Avenches was chosen as the site of Nespresso’s second production facility for its closeness to the other factory at Orbe, also in canton Vaud, which has facilitated knowledge transfer.
It is also close to the Geneva-Lausanne-Bern motorway and train line, and for reasons of economic promotion the firm will reportedly not pay taxes for ten years.
But not everything is perfect in the exclusive world of Nespresso. Critics say that like all big coffee firms, Nestlé does not pay coffee farmers enough for its crop.
“Nespresso’s advertisements are so glossy and seductive that the consumer can forget there was ever a coffee farmer in the first place,” filmmaker Nick Francis, who co-directed Black Gold, a recent documentary on the global coffee industry, told the BBC.
“Partnership”
But Nespresso argues that 35 per cent of its coffee is now bought under a scheme called AAA Sustainable Quality.

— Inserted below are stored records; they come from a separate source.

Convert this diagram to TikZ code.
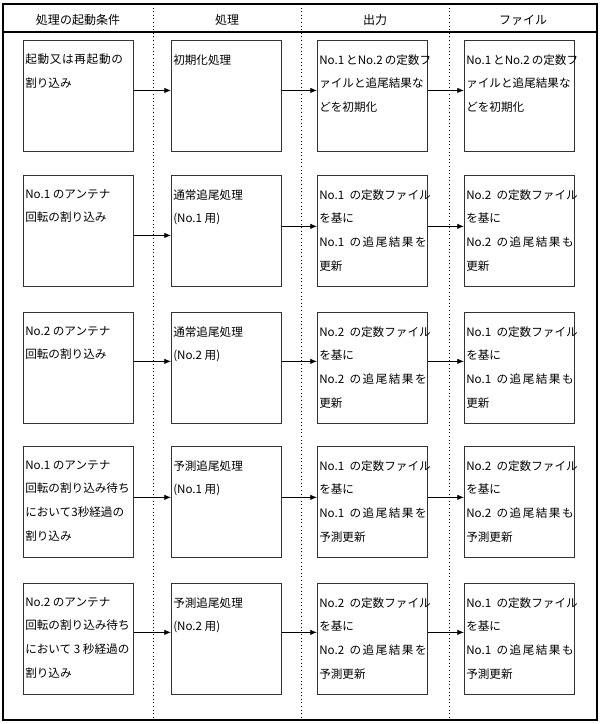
\documentclass[tikz,border=0pt]{standalone}
\usepackage{fontspec}
\newfontfamily\cjk{Noto Sans CJK JP}
\newfontfamily\cjkwide[LetterSpace=13]{Noto Sans CJK JP}
\newfontfamily\cjkmid[LetterSpace=6]{Noto Sans CJK JP}
\newcommand{\gp}{\hspace{4pt}}
\newcommand{\sg}{\hspace{1.5pt}}
\usetikzlibrary{arrows.meta}
\tikzset{
  box/.style={draw=black!80, line width=0.6pt, minimum width=82.5pt, minimum height=83.25pt, inner sep=0pt, anchor=north west},
  txt/.style={anchor=north west, inner sep=0pt, align=left, font=\cjk\fontsize{8.7}{17.8}\selectfont},
  head/.style={inner sep=0pt, font=\cjk\fontsize{9}{11}\selectfont},
  arr/.style={-{Latex[length=5pt,width=4pt]}, line width=0.6pt},
  divider/.style={dotted, line width=0.7pt},
}
\begin{document}
\begin{tikzpicture}[x=0.75pt,y=-0.75pt]
\useasboundingbox (0,0) rectangle (600,724);
% frame
\draw[line width=1.2pt] (3,4) rectangle (597,720);
\draw[line width=0.8pt] (3,32) -- (597,32);
\coordinate (d1t) at (153,4); \coordinate (d1b) at (153,720);
\coordinate (d2t) at (301,4); \coordinate (d2b) at (301,720);
\coordinate (d3t) at (449,4); \coordinate (d3b) at (449,720);
\draw[divider] (d1t) -- (d1b);
\draw[divider] (d2t) -- (d2b);
\draw[divider] (d3t) -- (d3b);
% headers
\node[head] (h1) at (78,20) {処理の起動条件};
\node[head] (h2) at (227,20) {処理};
\node[head] (h3) at (375,20) {出力};
\node[head] (h4) at (523,20) {ファイル};
% boxes
\foreach \r/\t in {1/40,2/175,3/312,4/446,5/583}{
  \node[box] (b\r1) at (23,\t) {};
  \node[box] (b\r2) at (171,\t) {};
  \node[box] (b\r3) at (317,\t) {};
  \node[box] (b\r4) at (464,\t) {};
}
% texts row 1
\node[txt] (t11) at (25,54) {{\cjkmid 起動又は再起動の}\\割り込み};
\node[txt] (t12) at (173,54) {初期化処理};
\node[txt] (t13) at (319,54) {No.1\sg とNo.2\sg の定数フ\\ァイルと追尾結果な\\どを初期化};
\node[txt] (t14) at (466,54) {No.1\sg とNo.2\sg の定数フ\\ァイルと追尾結果な\\どを初期化};
% row 2
\node[txt] (t21) at (25,189) {No.1 のアンテナ\\回転の割り込み};
\node[txt] (t22) at (173,189) {通常追尾処理\\(No.1 用)};
\node[txt] (t23) at (319,189) {No.1\gp の定数ファイル\\を基に\\No.1\gp{\cjkwide の追尾結果を}\\更新};
\node[txt] (t24) at (466,189) {No.2\gp の定数ファイル\\を基に\\No.2\gp{\cjkwide の追尾結果も}\\更新};
% row 3
\node[txt] (t31) at (25,326) {No.2 のアンテナ\\回転の割り込み};
\node[txt] (t32) at (173,326) {通常追尾処理\\(No.2 用)};
\node[txt] (t33) at (319,326) {No.2\gp の定数ファイル\\を基に\\No.2\gp{\cjkwide の追尾結果を}\\更新};
\node[txt] (t34) at (466,326) {No.1\gp の定数ファイル\\を基に\\No.1\gp{\cjkwide の追尾結果も}\\更新};
% row 4
\node[txt] (t41) at (25,460) {No.1 のアンテナ\\回転の割り込み待ち\\において3秒経過の\\割り込み};
\node[txt] (t42) at (173,460) {予測追尾処理\\(No.1 用)};
\node[txt] (t43) at (319,460) {No.1\gp の定数ファイル\\を基に\\No.1\gp{\cjkwide の追尾結果を}\\予測更新};
\node[txt] (t44) at (466,460) {No.2\gp の定数ファイル\\を基に\\No.2\gp{\cjkwide の追尾結果も}\\予測更新};
% row 5
\node[txt] (t51) at (25,597) {No.2 のアンテナ\\回転の割り込み待ち\\において 3 秒経過の\\割り込み};
\node[txt] (t52) at (173,597) {予測追尾処理\\(No.2 用)};
\node[txt] (t53) at (319,597) {No.2\gp の定数ファイル\\を基に\\No.2\gp{\cjkwide の追尾結果を}\\予測更新};
\node[txt] (t54) at (466,597) {No.1\gp の定数ファイル\\を基に\\No.1\gp{\cjkwide の追尾結果も}\\予測更新};
% arrows
\draw[arr] ([yshift=4.1pt]b11.east) -- ([yshift=4.1pt]b12.west);
\draw[arr] ([yshift=4.1pt]b12.east) -- ([yshift=4.1pt]b13.west);
\draw[arr] ([yshift=4.1pt]b13.east) -- ([yshift=4.1pt]b14.west);
\draw[arr] ([yshift=-3.4pt]b21.east) -- ([yshift=-3.4pt]b22.west);
\draw[arr] ([yshift=3.4pt]b22.east) -- ([yshift=3.4pt]b23.west);
\draw[arr] ([yshift=3.4pt]b23.east) -- ([yshift=3.4pt]b24.west);
\draw[arr] ([yshift=4.9pt]b31.east) -- ([yshift=4.9pt]b32.west);
\draw[arr] ([yshift=4.9pt]b32.east) -- ([yshift=4.9pt]b33.west);
\draw[arr] ([yshift=4.9pt]b33.east) -- ([yshift=4.9pt]b34.west);
\draw[arr] ([yshift=3.4pt]b41.east) -- ([yshift=3.4pt]b42.west);
\draw[arr] ([yshift=3.4pt]b42.east) -- ([yshift=3.4pt]b43.west);
\draw[arr] ([yshift=3.4pt]b43.east) -- ([yshift=3.4pt]b44.west);
\draw[arr] ([yshift=4.9pt]b51.east) -- ([yshift=4.9pt]b52.west);
\draw[arr] ([yshift=4.9pt]b52.east) -- ([yshift=4.9pt]b53.west);
\draw[arr] ([yshift=4.9pt]b53.east) -- ([yshift=4.9pt]b54.west);
\end{tikzpicture}
\end{document}
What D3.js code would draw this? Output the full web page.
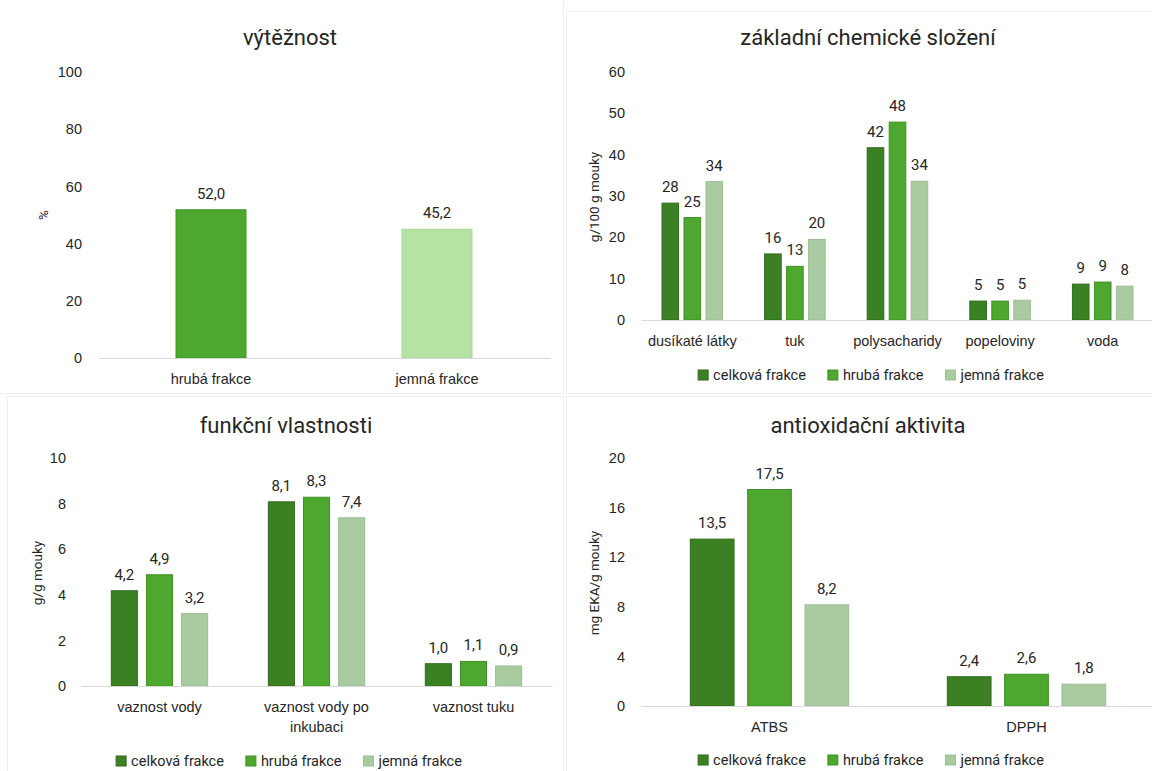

“It’s a kind of partnership,” Pascal Hottinger, director of Nespresso Switzerland, told swissinfo. “We get best-quality beans over the long term and they get a higher price [ten per cent more than premium market prices] and agricultural know-how.”
Nespresso says it expects 50 per cent of its coffee to reach this standard by 2010.
Another criticism of the coloured pods is that they are environmentally unfriendly, as most people just throw them in the rubbish bin.
Nespresso says it has a “model” recycling system in place in Switzerland, where 63 per cent of capsules are recycled, and it hopes to extend this initiative to other countries, in particular to France, Spain and Germany via local partners.
Simon Bradley in Avenches, swissinfo.ch
Nespresso was launched in 1986. The company now employs more than 3,900 people worldwide.
Over the past decade it has enjoyed average growth of 30 per cent. In 2008 turnover was SFr2.2 billion – Nestlé’s fastest-growing business.
Nespresso belongs to Nestlé’s “other food and drink” section, which grew in the first three months of 2009 to SFr4.4 billion.
There are currently seven million Nespresso Club members in 50 countries.